As to your second point, you're equivocating on "explains everything". When we figure out quantum gravity and what a measurement is and any other observed phenomena QM currently might leave unexplained, and quantum physics really does explain everything, that won't make it explain nothing. That will make it awesome for acquiring new pieces of knowledge. The sense of "explains everything" that implies "explains nothing" is the sense that refers to hypotheses that are consistent with all imaginable observations, not the sense that refers to hypotheses that distinguish the actual observations from the merely imaginable ones. The former have an explanation for all that we see, but they would still have an explanation for all that we see even if we saw something completely different. That's not QM. There are all manner of possible observations we don't see, that QM would have no explanation for if we did see them. QM is falsifiable; it's hypotheses that "explain everything" merely because they're unfalsifiable that explain nothing.

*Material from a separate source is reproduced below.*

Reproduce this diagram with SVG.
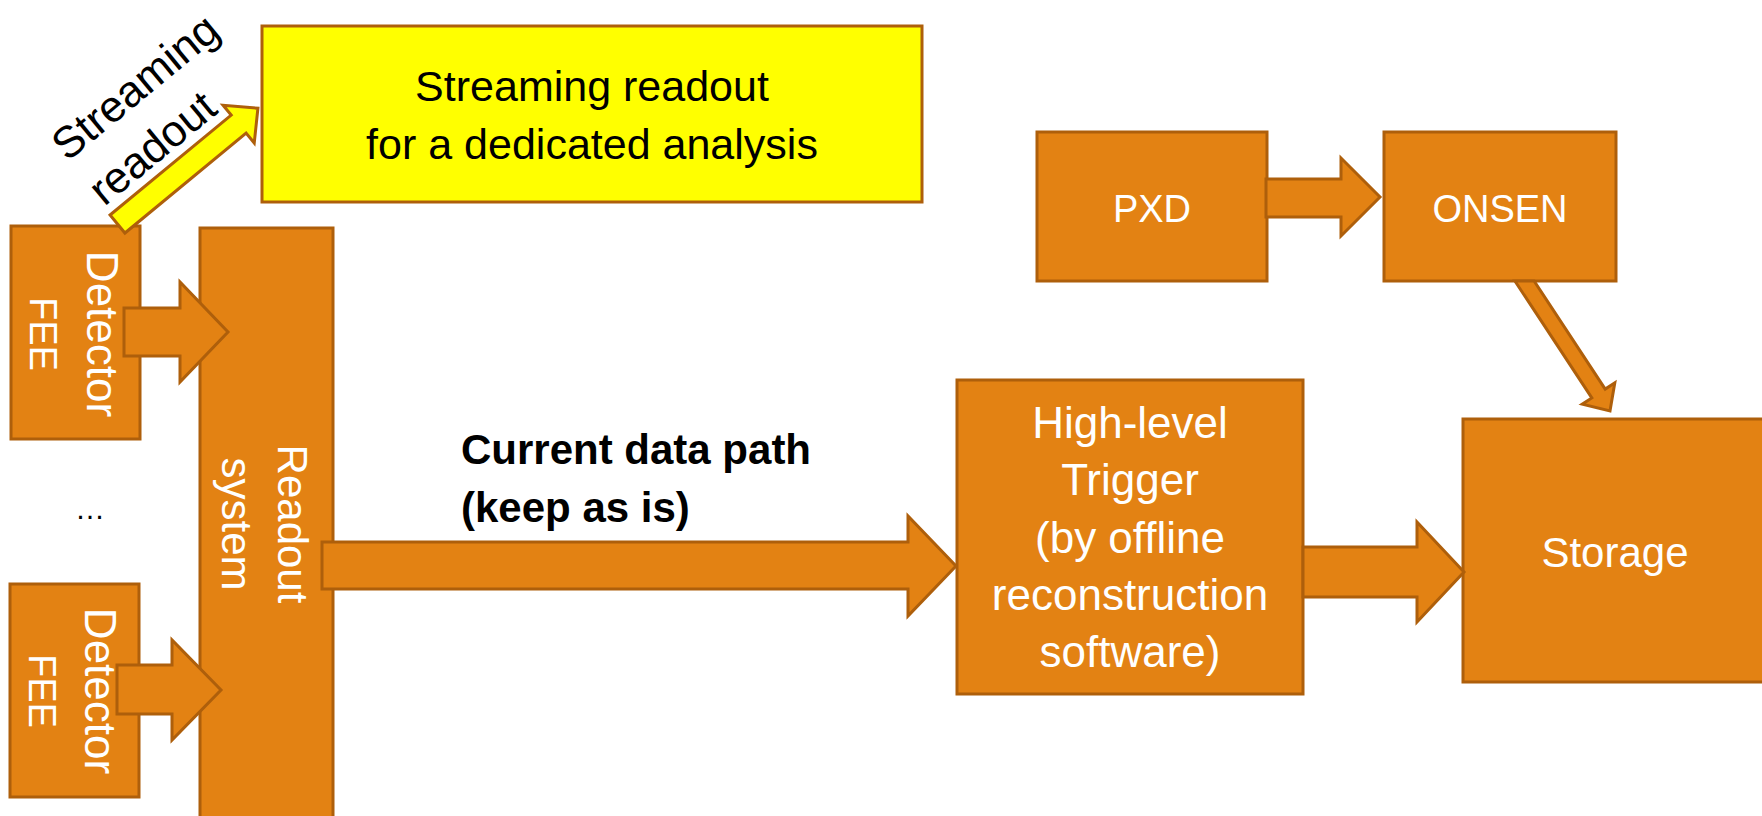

Indeed, Underseer's problem isn't with hypotheses that explain everything; It is with hypotheses that explain anything.

And while quantum physics provides the foundation for understanding of suffering, it cannot be used directly to do that - the maths would be impossible. As you point out, there are several levels of approximation between QM and suffering, including (but not necessarily limited to) Chemistry, Biology, Evolution and probably Sociology and Economics too, if it is human suffering that we are interested in. Each more vague, but more amenable to calculation, than the last.
 
  1. As you point out, QM does not explain everything.
  2. Anything that explains everything explains nothing. Example: if God is responsible for everything, then saying "God did it" has zero explanatory power. We can't actually use the "god did it" explanation to acquire new pieces of knowledge.
That it doesn't actually explain everything is beside the point -- it explains so close to everything that "everything" is a pretty accurate approximation. In particular, quantum physics explains chemistry, and chemistry explains evolution, and evolution explains the suffering in the world.

As to your second point, you're equivocating on "explains everything". When we figure out quantum gravity and what a measurement is and any other observed phenomena QM currently might leave unexplained, and quantum physics really does explain everything, that won't make it explain nothing. That will make it awesome for acquiring new pieces of knowledge. The sense of "explains everything" that implies "explains nothing" is the sense that refers to hypotheses that are consistent with all imaginable observations, not the sense that refers to hypotheses that distinguish the actual observations from the merely imaginable ones. The former have an explanation for all that we see, but they would still have an explanation for all that we see even if we saw something completely different. That's not QM. There are all manner of possible observations we don't see, that QM would have no explanation for if we did see them. QM is falsifiable; it's hypotheses that "explain everything" merely because they're unfalsifiable that explain nothing.

Indeed, Underseer's problem isn't with hypotheses that explain everything; It is with hypotheses that explain anything.

And while quantum physics provides the foundation for understanding of suffering, it cannot be used directly to do that - the maths would be impossible. As you point out, there are several levels of approximation between QM and suffering, including (but not necessarily limited to) Chemistry, Biology, Evolution and probably Sociology and Economics too, if it is human suffering that we are interested in. Each more vague, but more amenable to calculation, than the last.

You missed neuroscience. That's kind of an important step, and a place where we currently have an awful lot of gaps in our understanding.

But otherwise, yeah.

I'm mostly mocking "first cause" arguments in general.

The moment a scientist starts invoking "God did it" as an explanation for natural phenomena is generally the moment they stop producing anything of value scientifically. We can technically say "God did it" explains everything, but unlike a proper scientific idea, it cannot lead to new pieces of knowledge. It doesn't lead to new questions, but rather it ends a line of questioning.